T.S. Eliot's remark at a lecture he delivered at Yale in 1933 encapsulates the overt and covert desires of the letter writer: ``We want to confess ourselves in writing to a few friends, and we do not always want to feel that no one but those friends will ever read what we have written.'' Volume 1 of The Letters of T.S. Eliot (1898-1922), edited by Valerie Eliot (Harcourt Brace Jovanovich, San Diego, 639 pp., illustrated, $29.95) gives us a vivacious portrait of the young poet, at once candid and self-consciously posing for posterity.

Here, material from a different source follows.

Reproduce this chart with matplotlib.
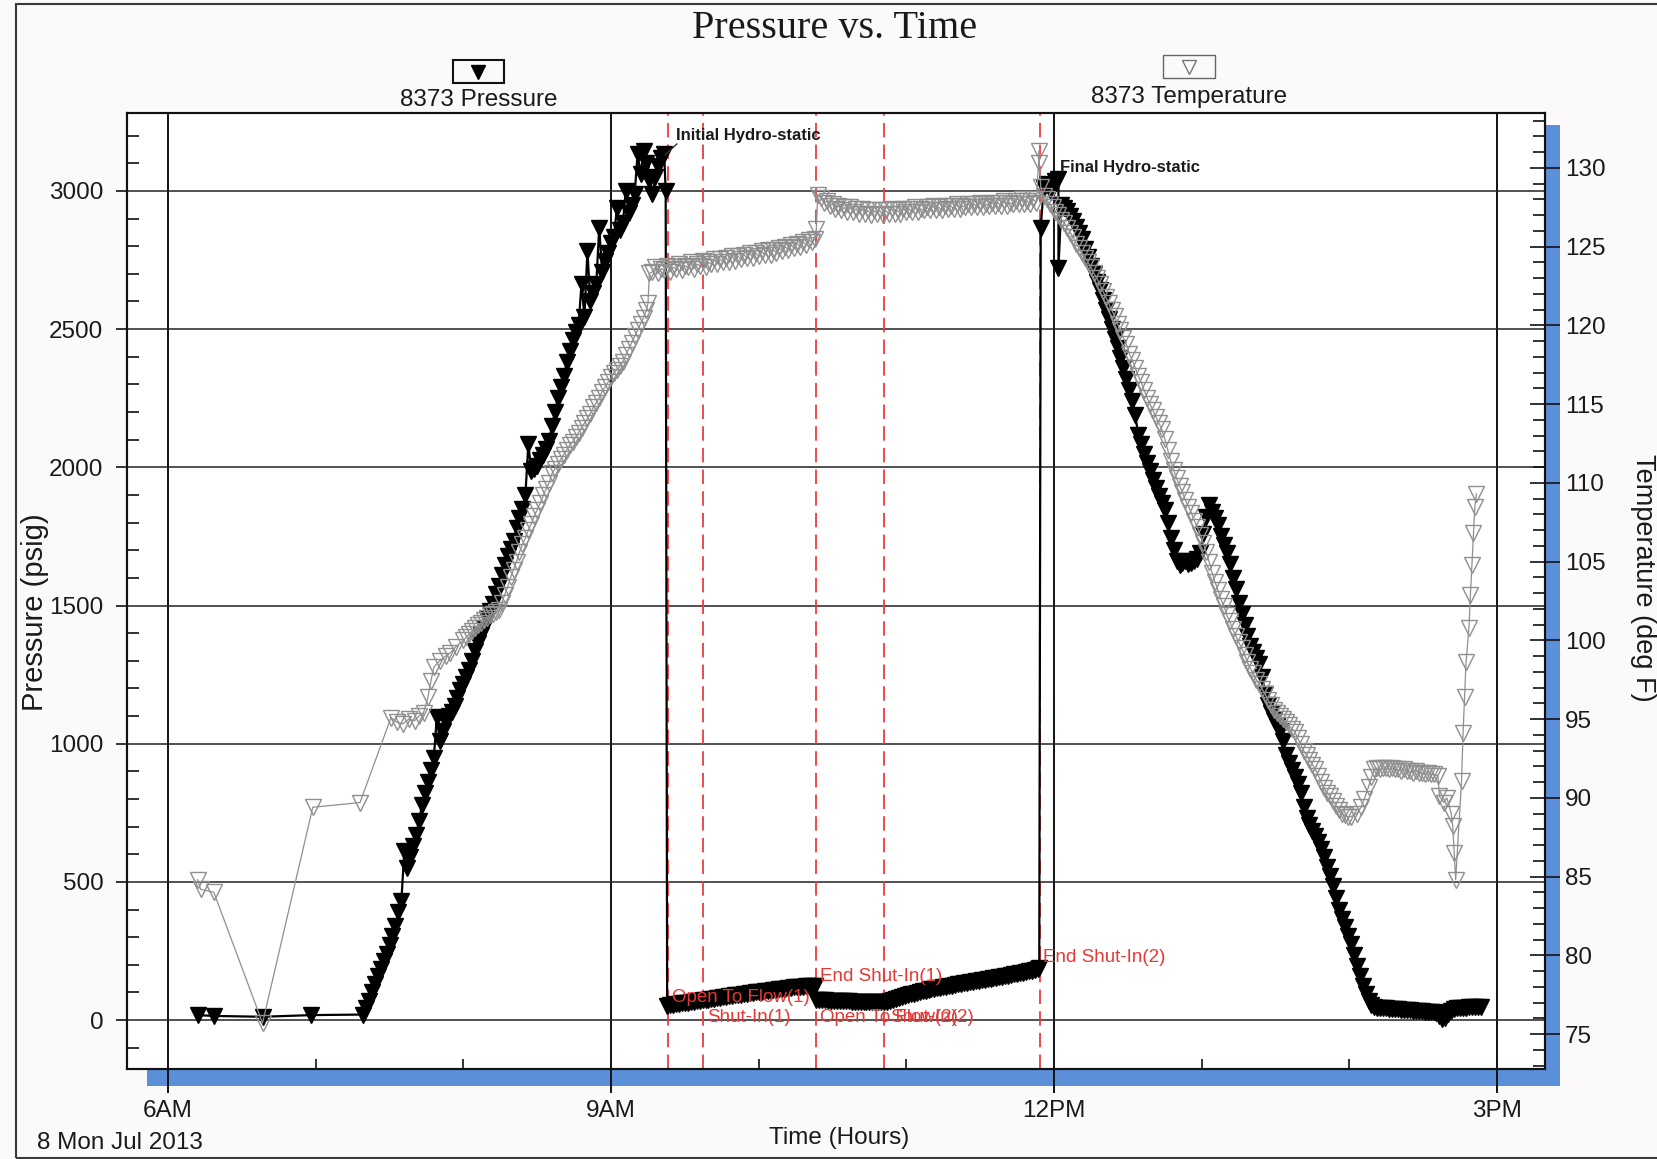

The letters range from elegant disquisitions on his studies in philosophy to his first wife's poignant complaint to Eliot's mother about the shabby state of the struggling writer's wardrobe. Both touching and amusing are Eliot's letters to his friend and fellow poet Conrad Aiken. ``His verse is well-meaning but touchingly incompetent,'' writes Eliot to Aiken in 1914: He is speaking of Pound, whom he will later commend as il miglior fabbro. Writing about himself, and urging Aiken to do likewise, Eliot declares, ``Letters should be indiscretions - otherwise they are simply official bulletins.''

Certainly, it's for these ``indiscretions'' that most of us pore through the collections of famous people's letters, although we may encounter rather too many ``official bulletins'' along the way. The final volume of the definitive edition of The Collected Letters of Thomas Hardy (Vol. VII: 1926-1927), edited by Richard Little Purdy and Michael Millgate (Clarendon Press, Oxford, 304 pp., $65) smacks less of the man than of the monument that he became. This superb work of scholarship will nonetheless be welcomed, not only by scholars, but also by all Hardy enthusiasts, who - like the biographer or historian - value whatever can be gleaned about the object of their enthusiasm.